When a process is no longer interested in a multicast group, it informs the kernel that it wants to leave that group. It is important to understand that this doesn't mean that the kernel will no longer accept multicast datagrams destined to that multicast group. It will still do so if there are more precesses who issued a "multicast join" petition for that group and are still interested. In that case the host remains member of the group, until all the processes decide to leave the group.
Even more: if you leave the group, but remain bound to the port you were receiving the multicast traffic on, and there are more processes that joined the group, you will still receive the multicast transmissions.
The idea is that joining a multicast group only tells the IP and data link layer (which in some cases explicitly tells the hardware) to accept multicast datagrams destined to that group. It is not a per-process membership, but a per-host membership.

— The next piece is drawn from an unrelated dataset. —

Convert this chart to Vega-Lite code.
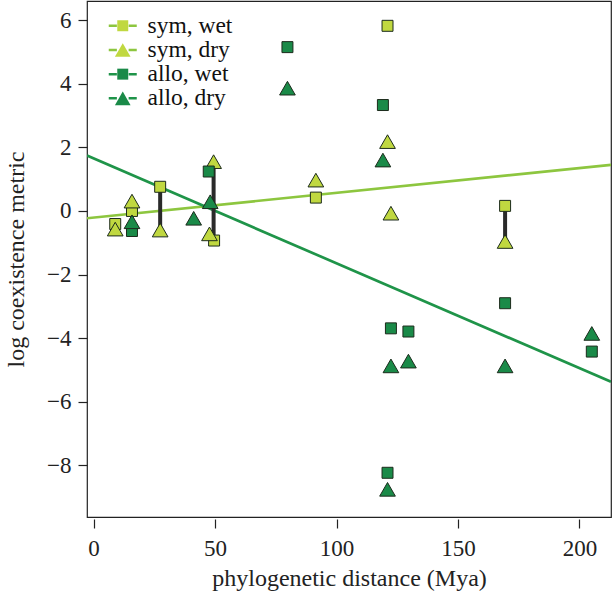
{
  "$schema": "https://vega.github.io/schema/vega-lite/v6.json",
  "width": 524,
  "height": 516,
  "autosize": {"type": "none"},
  "padding": {"left": 87, "top": 1, "right": 1, "bottom": 80},
  "background": "white",
  "config": {
    "view": {"stroke": "#222", "strokeWidth": 1.2},
    "font": "Liberation Serif",
    "axis": {
      "grid": false, "domain": false, "tickColor": "#222", "tickWidth": 1.2, "tickSize": 9,
      "labelFont": "Liberation Serif", "labelFontSize": 23, "labelColor": "#222",
      "titleFont": "Liberation Serif", "titleFontSize": 24, "titleFontWeight": "normal", "titleColor": "#222"
    },
    "legend": {
      "labelFont": "Liberation Serif", "labelFontSize": 23.5, "labelColor": "#111", "padding": 0
    }
  },
  "datasets": {
    "points": [
      {"group": "sym, wet", "x": 8.9, "y": -0.41},
      {"group": "sym, wet", "x": 15.8, "y": 0.0},
      {"group": "sym, wet", "x": 27.4, "y": 0.76},
      {"group": "sym, wet", "x": 49.6, "y": -0.93},
      {"group": "sym, wet", "x": 91.5, "y": 0.42},
      {"group": "sym, wet", "x": 121.0, "y": 5.82},
      {"group": "sym, wet", "x": 169.4, "y": 0.16},
      {"group": "sym, dry", "x": 8.9, "y": -0.57},
      {"group": "sym, dry", "x": 15.8, "y": 0.31},
      {"group": "sym, dry", "x": 27.4, "y": -0.6},
      {"group": "sym, dry", "x": 47.7, "y": -0.72},
      {"group": "sym, dry", "x": 49.4, "y": 1.55},
      {"group": "sym, dry", "x": 91.5, "y": 0.97},
      {"group": "sym, dry", "x": 121.0, "y": 2.18},
      {"group": "sym, dry", "x": 122.4, "y": -0.07},
      {"group": "sym, dry", "x": 169.4, "y": -0.96},
      {"group": "allo, wet", "x": 15.8, "y": -0.63},
      {"group": "allo, wet", "x": 47.4, "y": 1.24},
      {"group": "allo, wet", "x": 79.8, "y": 5.15},
      {"group": "allo, wet", "x": 119.1, "y": 3.33},
      {"group": "allo, wet", "x": 121.0, "y": -8.23},
      {"group": "allo, wet", "x": 122.4, "y": -3.69},
      {"group": "allo, wet", "x": 129.6, "y": -3.79},
      {"group": "allo, wet", "x": 169.4, "y": -2.9},
      {"group": "allo, wet", "x": 205.1, "y": -4.42},
      {"group": "allo, dry", "x": 15.8, "y": -0.34},
      {"group": "allo, dry", "x": 41.2, "y": -0.23},
      {"group": "allo, dry", "x": 48.0, "y": 0.29},
      {"group": "allo, dry", "x": 79.8, "y": 3.86},
      {"group": "allo, dry", "x": 119.1, "y": 1.6},
      {"group": "allo, dry", "x": 121.0, "y": -8.75},
      {"group": "allo, dry", "x": 122.4, "y": -4.87},
      {"group": "allo, dry", "x": 129.6, "y": -4.72},
      {"group": "allo, dry", "x": 169.4, "y": -4.87},
      {"group": "allo, dry", "x": 205.1, "y": -3.85}
    ],
    "fits": [
      {"fit": "sym", "x": -2.72, "y": -0.23},
      {"fit": "sym", "x": 213, "y": 1.45},
      {"fit": "allo", "x": -2.72, "y": 1.74},
      {"fit": "allo", "x": 213, "y": -5.37}
    ],
    "links": [
      {"x": 27.4, "y": 0.76, "y2": -0.6},
      {"x": 49.4, "y": 1.55, "y2": -0.91},
      {"x": 169.4, "y": 0.16, "y2": -0.96}
    ],
    "keys": [
      {"series": "sym, wet (line)"},
      {"series": "sym, dry (line)"},
      {"series": "allo, wet (line)"},
      {"series": "allo, dry (line)"}
    ]
  },
  "layer": [
    {
      "data": {"name": "fits"},
      "mark": {"type": "line", "strokeWidth": 2.7, "clip": true},
      "encoding": {
        "x": {"field": "x", "type": "quantitative", "scale": {"domain": [-2.72, 213], "nice": false, "zero": false},
              "axis": {"values": [0, 50, 100, 150, 200], "offset": 2, "labelPadding": 9, "title": "phylogenetic distance (Mya)", "titlePadding": 6}},
        "y": {"field": "y", "type": "quantitative", "scale": {"domain": [-9.62, 6.6], "nice": false, "zero": false},
              "axis": {"values": [-8, -6, -4, -2, 0, 2, 4, 6], "labelPadding": 7, "title": "log coexistence metric", "titlePadding": 18}},
        "color": {"field": "fit", "type": "nominal", "scale": {"domain": ["sym", "allo"], "range": ["#8dc63f", "#1f9449"]}, "legend": null}
      }
    },
    {
      "mark": {"type": "rule", "strokeDash": [5, 4], "color": "#333", "strokeWidth": 1.2},
      "encoding": {"y": {"datum": 0, "type": "quantitative"}}
    },
    {
      "data": {"name": "links"},
      "mark": {"type": "rule", "color": "#2a2a2a", "strokeWidth": 4},
      "encoding": {
        "x": {"field": "x", "type": "quantitative"},
        "y": {"field": "y", "type": "quantitative"},
        "y2": {"field": "y2"}
      }
    },
    {
      "data": {"name": "keys"},
      "transform": [{"filter": "datum.series == null"}],
      "mark": {"type": "line", "strokeWidth": 2.5},
      "encoding": {
        "stroke": {
          "field": "series", "type": "nominal",
          "scale": {"domain": ["sym, wet (line)", "sym, dry (line)", "allo, wet (line)", "allo, dry (line)"], "range": ["#8dc63f", "#8dc63f", "#1f9449", "#1f9449"]},
          "legend": {"orient": "none", "legendX": 24, "legendY": 13, "title": null, "symbolType": "M-2,0H-0.84M0.84,0H2", "symbolSize": 196, "symbolStrokeWidth": 2.5, "labelExpr": "' '", "labelOffset": 13, "rowPadding": -0.8}
        }
      }
    },
    {
      "data": {"name": "points"},
      "mark": {"type": "point", "filled": true, "size": 246, "stroke": "#1c2b1c", "strokeWidth": 1, "opacity": 1},
      "encoding": {
        "x": {"field": "x", "type": "quantitative"},
        "y": {"field": "y", "type": "quantitative"},
        "fill": {
          "field": "group", "type": "nominal",
          "scale": {"domain": ["sym, wet", "sym, dry", "allo, wet", "allo, dry"], "range": ["#c0d840", "#c0d840", "#1a8a48", "#1a8a48"]},
          "legend": {"orient": "none", "legendX": 24, "legendY": 13, "title": null, "symbolSize": 246, "symbolStrokeColor": "#1c2b1c", "symbolStrokeWidth": 1, "labelOffset": 13, "rowPadding": -0.8}
        },
        "shape": {
          "field": "group", "type": "nominal",
          "scale": {"domain": ["sym, wet", "sym, dry", "allo, wet", "allo, dry"], "range": ["M-0.7,-0.7H0.7V0.7H-0.7Z", "M0,-0.87L1,0.87H-1Z", "M-0.7,-0.7H0.7V0.7H-0.7Z", "M0,-0.87L1,0.87H-1Z"]},
          "legend": {"orient": "none", "legendX": 24, "legendY": 13, "title": null, "symbolSize": 246, "symbolStrokeColor": "#1c2b1c", "symbolStrokeWidth": 1, "labelOffset": 13, "rowPadding": -0.8}
        }
      }
    }
  ]
}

Both Ethernet and FDDI frames have a 48 bit destination address field. In order to avoid a kind of multicast ARP to map multicast IP addresses to ethernet/FDDI ones, the IANA reserved a range of addresses for multicast: every ethernet/FDDI frame with its destination in the range 01-00-5e-00-00-00 to 01-00-5e-ff-ff-ff (hex) contains data for a multicast group. The prefix 01-00-5e identifies the frame as multicast, the next bit is always 0 and so only 23 bits are left to the multicast address. As IP multicast groups are 28 bits long, the mapping can not be one-to-one. Only the 23 least significant bits of the IP multicast group are placed in the frame. The remaining 5 high-order bits are ignored, resulting in 32 different multicast groups being mapped to the same ethernet/FDDI address. This means that the ethernet layer acts as an imperfect filter, and the IP layer will have to decide whether to accept the datagrams the data-link layer passed to it. The IP layer acts as a definitive perfect filter.
Full details on IP Multicasting over FDDI are given in RFC 1390: "Transmission of IP and ARP over FDDI Networks". For more information on mapping IP Multicast addresses to ethernet ones, you may consult
draft-ietf-mboned-intro-multicast-03.txt: "Introduction to IP Multicast Routing".
If you are interested in IP Multicasting over Token-Ring Local Area Networks, see RFC 1469 for details.